Già qui troviamo la prima differenza di questo nuovo Texas Chainsaw Massacre: si torna nel presente. E tornando nel presente si torna a parlare della contemporaneità.

I tempi sono cambiati, come dicevamo in apertura, e l’idealismo dei ’70 ha ceduto il passo a quello contemporaneo, al finto progressismo borghese dei protagonisti del film.

Se la parola chiave per descrivere il film di Hooper poteva essere “realtà”, in questo caso è senz’altro “finzione”.

Tutto è finto ma non si tratta di una finzione malamente celata, come nel caso dei capitoli della saga dal film di Niespel in poi, si tratta piuttosto di una finzione esibita dal primo minuto.

Che siamo nell’era dell’horror post-Scream è chiaro, non si può ignorare e così il film si apre con un servizio televisivo sul massacro del 1974, in Texas si vendono macabri souvenire di Leatherface: t-shirt, cavatappi e via dicendo. The Texas Chainsaw Massacre è diventato iconico come è stato nella realtà.

Si passa alla finzione dei protagonisti, al finto progressismo di cui parlavamo: l’auto elettrica da decine di migliaia di dollari, lo smartwatch, gli smartphone, l’idea di riqualificare una città del profondo Texas dando vita a una sorta di neo-comunità, non più hippie, ma radical chic, con gallerie d’arte, fumetterie e ristoranti alla moda.

Il tutto con alle spalle i finanziamenti bancari, senza preoccuparsi di sfrattare gli abitanti del paese.

Una borghesia di facciata perbenista, in realtà predatrice, che ricorda il modo in cui è stata rappresentata nella recente rivisitazione di Candyman, altro esempio di horror che affonda le radici nella contemporaneità.

I protagonisti non sono più gli ingenui e innocui personaggi del film di Hooper, fanno di tutto per farsi odiare e risvegliare il lato oscuro dell’America che, ovviamente, nonostante passino gli anni, è ben lontano dallo scomparire.

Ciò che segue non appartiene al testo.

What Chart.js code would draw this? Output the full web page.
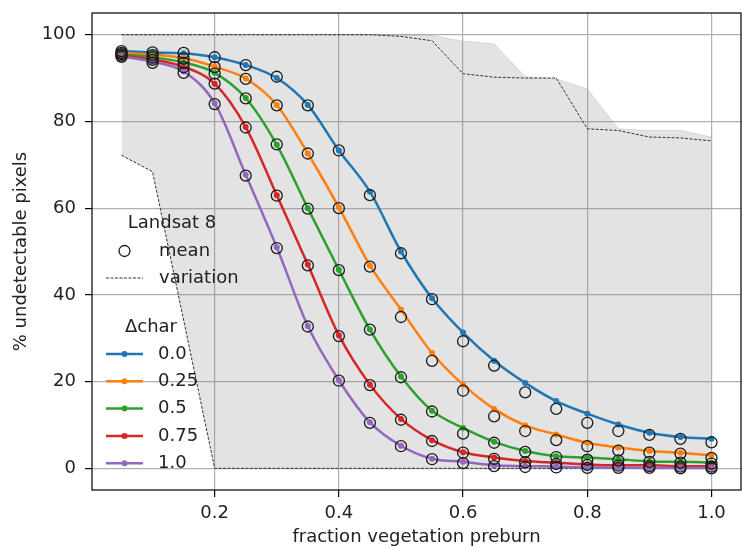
<!DOCTYPE html>
<html>
<head>
<meta charset="utf-8">
<script src="https://cdn.jsdelivr.net/npm/chart.js@4.4.1/dist/chart.umd.min.js"></script>
<style>
  body { margin: 0; background: #fff; }
  canvas { display: block; }
</style>
</head>
<body>
<canvas id="chart" width="742" height="548"></canvas>
<script>
// x: fraction vegetation preburn
const fracVeg = [0.05, 0.1, 0.15, 0.2, 0.25, 0.3, 0.35, 0.4, 0.45, 0.5,
                 0.55, 0.6, 0.65, 0.7, 0.75, 0.8, 0.85, 0.9, 0.95, 1.0];

// model curves per delta char
const model00  = [96.2, 95.9, 95.7, 94.8, 93.0, 90.0, 83.8, 73.3, 63.8, 50.0, 39.2, 31.3, 24.8, 19.7, 15.5, 12.6, 10.1, 8.2, 7.2, 6.8];
const model025 = [95.8, 95.4, 94.6, 92.6, 89.9, 83.8, 72.6, 60.2, 46.8, 36.6, 26.6, 19.3, 13.7, 9.9, 7.8, 5.9, 4.8, 4.0, 3.6, 3.0];
const model05  = [95.5, 94.8, 93.6, 91.2, 85.4, 74.6, 60.0, 45.8, 32.0, 21.2, 13.3, 9.3, 6.1, 4.0, 2.8, 2.5, 2.1, 1.6, 1.5, 1.3];
const model075 = [95.2, 94.3, 92.6, 88.7, 78.7, 63.0, 47.0, 30.7, 19.3, 11.4, 6.5, 3.7, 2.5, 1.7, 1.3, 0.9, 0.7, 0.7, 0.5, 0.5];
const model10  = [95.0, 93.8, 91.5, 84.2, 67.7, 51.0, 32.8, 20.3, 10.6, 5.2, 2.2, 1.5, 0.7, 0.5, 0.4, 0.2, 0.2, 0.1, 0.1, 0.1];

// Landsat 8 means
const mean00  = [96.2, 95.9, 95.8, 94.8, 93.0, 90.3, 83.7, 73.3, 63.0, 49.6, 39.0, 29.3, 23.7, 17.5, 13.7, 10.5, 8.6, 7.7, 6.8, 6.0];
const mean025 = [95.8, 95.3, 94.5, 92.5, 89.8, 83.7, 72.6, 60.0, 46.5, 34.9, 24.8, 17.9, 12.0, 8.6, 6.5, 5.1, 4.1, 3.6, 3.4, 2.4];
const mean05  = [95.5, 94.7, 93.5, 91.0, 85.3, 74.7, 59.9, 45.7, 32.0, 21.0, 13.1, 8.0, 5.9, 3.8, 2.6, 2.0, 1.8, 1.5, 1.3, 1.1];
const mean075 = [95.2, 94.2, 92.5, 88.7, 78.6, 62.9, 46.8, 30.5, 19.2, 11.2, 6.3, 3.6, 2.2, 1.4, 1.0, 0.8, 0.6, 0.5, 0.4, 0.4];
const mean10  = [94.9, 93.5, 91.2, 84.0, 67.5, 50.8, 32.7, 20.2, 10.5, 5.1, 2.1, 1.2, 0.5, 0.3, 0.2, 0.1, 0.1, 0.1, 0.0, 0.0];

// variation
const varUpper = [100, 100, 100, 100, 100, 100, 100, 100, 100, 99.6, 98.6, 91.0, 90.2, 90.0, 90.0, 78.3, 77.9, 76.4, 76.2, 75.5];
const varLower = [72.2, 68.4, 34.2, 0, 0, 0, 0, 0, 0, 0, 0, 0, 0, 0, 0, 0, 0, 0, 0, 0];
const bandTop  = [100, 100, 100, 100, 100, 100, 100, 100, 100, 100, 99.8, 98.5, 97.9, 90.3, 89.8, 87.5, 78.3, 77.9, 77.9, 76.4];

const charLabels = ['0.0', '0.25', '0.5', '0.75', '1.0'];
const xTicks = [0.2, 0.4, 0.6, 0.8, 1.0];
const yTicks = [0, 20, 40, 60, 80, 100];

const lineColors = ['#1f77b4', '#ff7f0e', '#2ca02c', '#d62728', '#9467bd'];
const modelSeries = [model00, model025, model05, model075, model10];
const meanSeries = [mean00, mean025, mean05, mean075, mean10];

const pts = ys => fracVeg.map((x, i) => ({x: x, y: ys[i]}));

Chart.defaults.font.family = '"DejaVu Sans", sans-serif';
Chart.defaults.font.size = 18;
Chart.defaults.color = '#222';

let datasets = [
  {
    data: pts(bandTop), showLine: true, fill: '+1', order: 100,
    backgroundColor: 'rgba(128,128,128,0.22)', borderColor: 'rgba(128,128,128,0.22)',
    borderWidth: 1, pointRadius: 0, tension: 0
  },
  {
    data: pts(varLower), showLine: true, fill: false, order: 99,
    borderWidth: 0, pointRadius: 0, tension: 0
  },
  {
    data: pts(varUpper), showLine: true, fill: false, order: 90,
    borderColor: '#333', borderWidth: 1, borderDash: [3, 1.5], pointRadius: 0, tension: 0
  },
  {
    data: pts(varLower), showLine: true, fill: false, order: 89,
    borderColor: '#333', borderWidth: 1, borderDash: [3, 1.5], pointRadius: 0, tension: 0
  }
];

modelSeries.forEach((s, i) => {
  datasets.push({
    data: pts(s), showLine: true, fill: false, order: 50 - i,
    borderColor: lineColors[i], backgroundColor: lineColors[i],
    borderWidth: 2.5, pointRadius: 3, pointBorderWidth: 0,
    tension: 0.4, cubicInterpolationMode: 'monotone'
  });
});

meanSeries.forEach((s, i) => {
  datasets.push({
    data: pts(s), showLine: false, order: 10 - i,
    pointRadius: 5.5, pointBorderWidth: 1.3,
    pointBorderColor: '#1a1a1a', pointBackgroundColor: 'rgba(0,0,0,0)'
  });
});

// 축 여백 자동추가 끄기
function noPad(s) {
  s.paddingTop = 0; s.paddingBottom = 0; s.paddingLeft = 0; s.paddingRight = 0;
}

// 범례 두개 + 테두리
const legendPlugin = {
  id: 'twoLegends',
  afterDraw(chart) {
    const {ctx, chartArea: a} = chart;
    ctx.save();
    ctx.font = '18px "DejaVu Sans"';
    ctx.fillStyle = '#222';
    ctx.textBaseline = 'middle';

    // Landsat 8
    ctx.textAlign = 'center';
    ctx.fillText('Landsat 8', a.left + 80, a.top + 210);
    ctx.textAlign = 'left';
    ctx.beginPath();
    ctx.arc(a.left + 32.5, a.top + 238, 5.5, 0, Math.PI * 2);
    ctx.strokeStyle = '#1a1a1a';
    ctx.lineWidth = 1.3;
    ctx.stroke();
    ctx.fillText('mean', a.left + 67, a.top + 238);

    ctx.beginPath();
    ctx.setLineDash([3, 1.5]);
    ctx.strokeStyle = '#333';
    ctx.lineWidth = 1;
    ctx.moveTo(a.left + 14, a.top + 265);
    ctx.lineTo(a.left + 51, a.top + 265);
    ctx.stroke();
    ctx.setLineDash([]);
    ctx.fillText('variation', a.left + 67, a.top + 265);

    // delta char
    ctx.textAlign = 'center';
    ctx.fillText('\u0394char', a.left + 59, a.top + 314);
    ctx.textAlign = 'left';
    charLabels.forEach((lab, i) => {
      const y = a.top + 341 + i * 27.3;
      ctx.beginPath();
      ctx.strokeStyle = lineColors[i];
      ctx.lineWidth = 2.5;
      ctx.moveTo(a.left + 14, y);
      ctx.lineTo(a.left + 51, y);
      ctx.stroke();
      ctx.beginPath();
      ctx.fillStyle = lineColors[i];
      ctx.arc(a.left + 32.5, y, 3, 0, Math.PI * 2);
      ctx.fill();
      ctx.fillStyle = '#222';
      ctx.fillText(lab, a.left + 66, y);
    });

    // frame
    ctx.strokeStyle = '#000';
    ctx.lineWidth = 1.2;
    ctx.strokeRect(a.left, a.top, a.right - a.left, a.bottom - a.top);
    ctx.restore();
  }
};

new Chart(document.getElementById('chart'), {
  type: 'scatter',
  data: { datasets: datasets },
  options: {
    responsive: false,
    animation: false,
    layout: { autoPadding: false, padding: { left: 0, right: 1, top: 13, bottom: 0 } },
    scales: {
      x: {
        type: 'linear', min: 0.0025, max: 1.0475,
        afterBuildTicks: s => { s.ticks = xTicks.map(v => ({value: v})); },
        afterFit: s => { s.height = 58; noPad(s); },
        ticks: { padding: 6, color: '#222', callback: v => v.toFixed(1) },
        grid: { color: '#b0b0b0', lineWidth: 1.2, tickColor: '#000', tickWidth: 1.2, tickLength: 7 },
        border: { display: false },
        title: { display: true, text: 'fraction vegetation preburn', color: '#222', padding: { top: 0, bottom: 0 } }
      },
      y: {
        type: 'linear', min: -5, max: 105,
        afterBuildTicks: s => { s.ticks = yTicks.map(v => ({value: v})); },
        afterFit: s => { s.width = 92; noPad(s); },
        ticks: { padding: 9, color: '#222', callback: v => String(v) },
        grid: { color: '#b0b0b0', lineWidth: 1.2, tickColor: '#000', tickWidth: 1.2, tickLength: 7 },
        border: { display: false },
        title: { display: true, text: '% undetectable pixels', color: '#222', padding: { top: 11, bottom: 0 } }
      }
    },
    plugins: {
      legend: { display: false },
      tooltip: { enabled: false }
    }
  },
  plugins: [legendPlugin]
});
</script>
</body>
</html>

Leatherface viene dunque risvegliato per fare “giustizia”. Un concetto distorto di giustizia, quello che può avere uno psicopatico pluriomicida, certo, ma risponde a una violenza subita. Violenza perpetrata, chiaramente, non fisicamente, non con delle armi, i protagonisti sono attivisti che combattono contro all’uso delle armi da fuoco. Anche in questo caso un finto pacifismo, come viene lasciato per altro intendere dalla storia della vera protagonista del film, sopravvissuta a uno degli school shooting che periodicamente riaccendono i riflettori su uno dei grandi problemi del paese.

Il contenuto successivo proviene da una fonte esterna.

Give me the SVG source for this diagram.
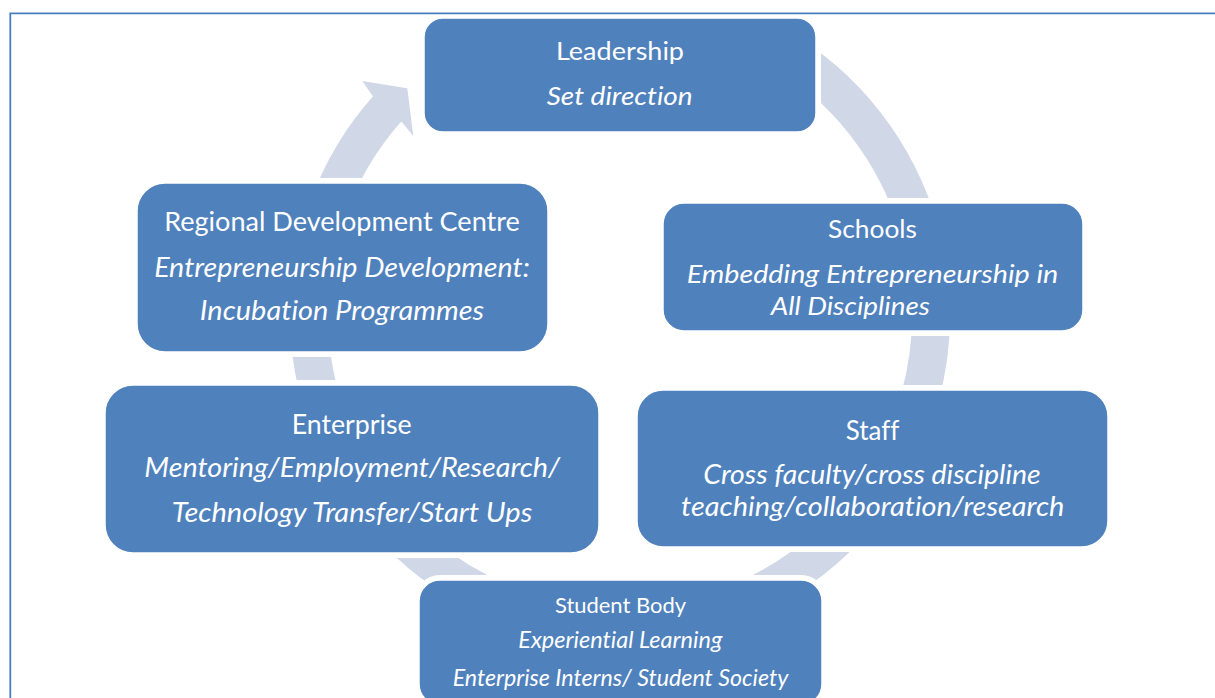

I protagonisti però si ritrovano, fuori da casa loro, in un gioco al massacro al quale non sono chiaramente pronti, perché la violenza ritorna a essere quella animalesca e fisica della vecchia America.

Non è un caso che, prima che il massacro abbia inizio, i protagonisti si imbattono in molti dei simboli del lato oscuro del paese: le armi da fuoco, i redneck, la bandiera dei confederati (diventata uno dei simboli della white supremacy). È una lenta discesa negli inferi, nelle viscere marce di una nazione, che si risolverà inevitabilmente nel sangue, ancora una volta con il trionfo, a quasi 50 anni dall’originale, del male.

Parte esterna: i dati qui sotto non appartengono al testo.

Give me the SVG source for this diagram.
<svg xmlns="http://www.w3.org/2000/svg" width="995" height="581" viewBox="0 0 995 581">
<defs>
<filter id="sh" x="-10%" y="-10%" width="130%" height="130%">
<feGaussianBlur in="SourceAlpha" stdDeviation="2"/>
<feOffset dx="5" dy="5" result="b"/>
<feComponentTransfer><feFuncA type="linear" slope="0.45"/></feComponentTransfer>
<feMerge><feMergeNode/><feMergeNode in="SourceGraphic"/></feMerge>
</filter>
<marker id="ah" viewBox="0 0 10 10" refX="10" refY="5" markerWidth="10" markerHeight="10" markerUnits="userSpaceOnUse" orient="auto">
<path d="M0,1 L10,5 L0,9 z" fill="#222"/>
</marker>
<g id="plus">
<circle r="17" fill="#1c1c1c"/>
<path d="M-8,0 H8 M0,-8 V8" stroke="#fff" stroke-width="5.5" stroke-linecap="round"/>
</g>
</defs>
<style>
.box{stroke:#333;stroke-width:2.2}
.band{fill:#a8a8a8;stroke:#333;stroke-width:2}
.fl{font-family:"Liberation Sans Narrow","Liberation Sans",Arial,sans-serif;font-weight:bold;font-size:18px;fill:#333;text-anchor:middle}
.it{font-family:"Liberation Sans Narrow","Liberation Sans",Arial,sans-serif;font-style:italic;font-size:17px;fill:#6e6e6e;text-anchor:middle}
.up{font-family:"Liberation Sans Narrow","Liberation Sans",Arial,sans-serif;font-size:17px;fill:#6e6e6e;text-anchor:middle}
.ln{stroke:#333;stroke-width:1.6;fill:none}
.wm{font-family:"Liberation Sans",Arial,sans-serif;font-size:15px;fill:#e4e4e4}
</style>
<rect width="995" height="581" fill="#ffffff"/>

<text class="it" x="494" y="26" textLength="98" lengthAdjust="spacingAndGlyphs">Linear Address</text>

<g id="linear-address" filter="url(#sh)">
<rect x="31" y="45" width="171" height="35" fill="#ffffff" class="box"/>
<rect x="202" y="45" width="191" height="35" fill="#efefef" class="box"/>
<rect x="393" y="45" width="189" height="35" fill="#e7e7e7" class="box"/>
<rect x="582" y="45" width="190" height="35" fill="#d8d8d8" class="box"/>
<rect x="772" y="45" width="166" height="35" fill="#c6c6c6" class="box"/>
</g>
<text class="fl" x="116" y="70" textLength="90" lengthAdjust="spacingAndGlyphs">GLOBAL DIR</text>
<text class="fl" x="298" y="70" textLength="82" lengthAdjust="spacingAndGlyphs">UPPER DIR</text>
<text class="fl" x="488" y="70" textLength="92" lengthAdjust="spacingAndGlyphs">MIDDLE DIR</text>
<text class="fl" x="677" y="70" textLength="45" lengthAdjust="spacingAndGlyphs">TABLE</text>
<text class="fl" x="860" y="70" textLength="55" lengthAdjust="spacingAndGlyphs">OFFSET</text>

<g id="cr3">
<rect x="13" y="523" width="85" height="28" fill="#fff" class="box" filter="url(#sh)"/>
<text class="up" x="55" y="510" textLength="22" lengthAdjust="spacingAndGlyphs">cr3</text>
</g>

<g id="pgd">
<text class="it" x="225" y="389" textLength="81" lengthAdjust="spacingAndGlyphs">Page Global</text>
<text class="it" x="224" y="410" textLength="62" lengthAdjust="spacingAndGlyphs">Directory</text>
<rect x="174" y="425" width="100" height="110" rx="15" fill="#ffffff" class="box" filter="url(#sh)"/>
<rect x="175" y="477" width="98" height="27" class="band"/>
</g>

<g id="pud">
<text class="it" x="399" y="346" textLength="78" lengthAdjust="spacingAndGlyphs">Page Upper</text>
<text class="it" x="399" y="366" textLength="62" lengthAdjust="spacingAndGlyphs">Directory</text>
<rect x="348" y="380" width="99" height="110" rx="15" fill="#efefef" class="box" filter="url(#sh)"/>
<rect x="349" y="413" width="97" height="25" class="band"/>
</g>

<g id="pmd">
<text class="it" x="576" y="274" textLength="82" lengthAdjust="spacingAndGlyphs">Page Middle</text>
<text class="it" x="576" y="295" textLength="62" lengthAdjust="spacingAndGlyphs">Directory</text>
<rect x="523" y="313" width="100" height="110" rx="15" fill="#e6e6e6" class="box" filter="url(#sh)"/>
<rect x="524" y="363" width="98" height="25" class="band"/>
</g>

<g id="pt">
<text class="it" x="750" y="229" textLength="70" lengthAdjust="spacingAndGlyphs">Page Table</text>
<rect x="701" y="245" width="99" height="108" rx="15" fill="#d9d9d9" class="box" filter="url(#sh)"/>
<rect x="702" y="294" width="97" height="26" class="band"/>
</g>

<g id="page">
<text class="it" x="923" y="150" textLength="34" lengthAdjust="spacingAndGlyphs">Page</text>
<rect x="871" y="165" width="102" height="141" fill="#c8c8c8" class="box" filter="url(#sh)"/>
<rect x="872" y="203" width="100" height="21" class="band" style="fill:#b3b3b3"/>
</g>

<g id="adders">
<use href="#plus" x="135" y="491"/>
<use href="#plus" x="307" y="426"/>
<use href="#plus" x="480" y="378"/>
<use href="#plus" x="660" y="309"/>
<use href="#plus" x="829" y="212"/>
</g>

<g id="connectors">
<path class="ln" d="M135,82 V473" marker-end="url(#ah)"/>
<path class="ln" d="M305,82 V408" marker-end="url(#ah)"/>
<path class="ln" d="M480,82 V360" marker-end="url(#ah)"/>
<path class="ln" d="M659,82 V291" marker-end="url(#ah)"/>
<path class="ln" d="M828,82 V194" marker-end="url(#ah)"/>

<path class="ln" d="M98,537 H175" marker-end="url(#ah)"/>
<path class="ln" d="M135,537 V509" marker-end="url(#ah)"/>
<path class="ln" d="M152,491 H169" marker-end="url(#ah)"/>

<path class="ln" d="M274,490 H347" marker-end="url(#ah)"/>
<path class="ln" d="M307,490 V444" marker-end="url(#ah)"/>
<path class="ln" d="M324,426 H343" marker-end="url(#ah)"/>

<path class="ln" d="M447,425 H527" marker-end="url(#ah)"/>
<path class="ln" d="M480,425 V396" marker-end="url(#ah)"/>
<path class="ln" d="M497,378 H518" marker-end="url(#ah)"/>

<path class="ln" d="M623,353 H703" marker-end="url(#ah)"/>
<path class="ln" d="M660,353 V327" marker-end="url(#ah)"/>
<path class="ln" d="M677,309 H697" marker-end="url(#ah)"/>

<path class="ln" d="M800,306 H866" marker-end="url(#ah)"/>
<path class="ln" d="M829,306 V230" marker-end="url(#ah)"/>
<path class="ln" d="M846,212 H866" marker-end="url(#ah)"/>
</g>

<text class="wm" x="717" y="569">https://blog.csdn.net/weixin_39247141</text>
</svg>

Una volta che i protagonisti, ormai ridotti a carne da macello, si trovano davanti all’incarnazione del lato oscuro degli Stati Uniti, non hanno altra arma con cui combattere Leatherface che non siano i loro smartphone, avviando dirette sui social, con tanto di commenti degli spettatori che ribadiscono la finzione del massacro in diretta.

Finta è addirittura l’ambientazione, un Texas che in realtà è una riproduzione del Texas, essendo il film girato in Bulgaria.

Che dire poi dell’estetica del film, molto lontana dalla sporcizia e l’amatorialità ricercata del capostipite, in linea invece con la patinatura dei prodotti Netflix, per la maggior parte assimilabili e fatti con lo stampo.

Ironico poi il fatto che lo scontro finale si svolga proprio all’interno di un cinema (abbandonato, sostituito da tutti gli altri schermi).

Chi è quindi Leatherface? Il mostro di sempre ma anche una sorta di Old Man Logan, il Sylvester Stallone di Rambo: Last Blood, vecchio reazionario che difende il suo territorio dall’invasione degli estranei (che siano messicani o radical chic) con una violenza brutale e animalesca.

Nonostante sia stato massacrato dalla critica, anche a ragione, perché il film è colmo di difetti, a partire dalle reazioni spesso inverosimili (ancora una volta, finte) dei personaggi, Texas Chainsaw Massacre resta il più interessante dei capitoli della saga che hanno seguito il secondo, splendido, film di Hooper.

Probabilmente è l’unico ad avere un senso, una sua ragione d’essere.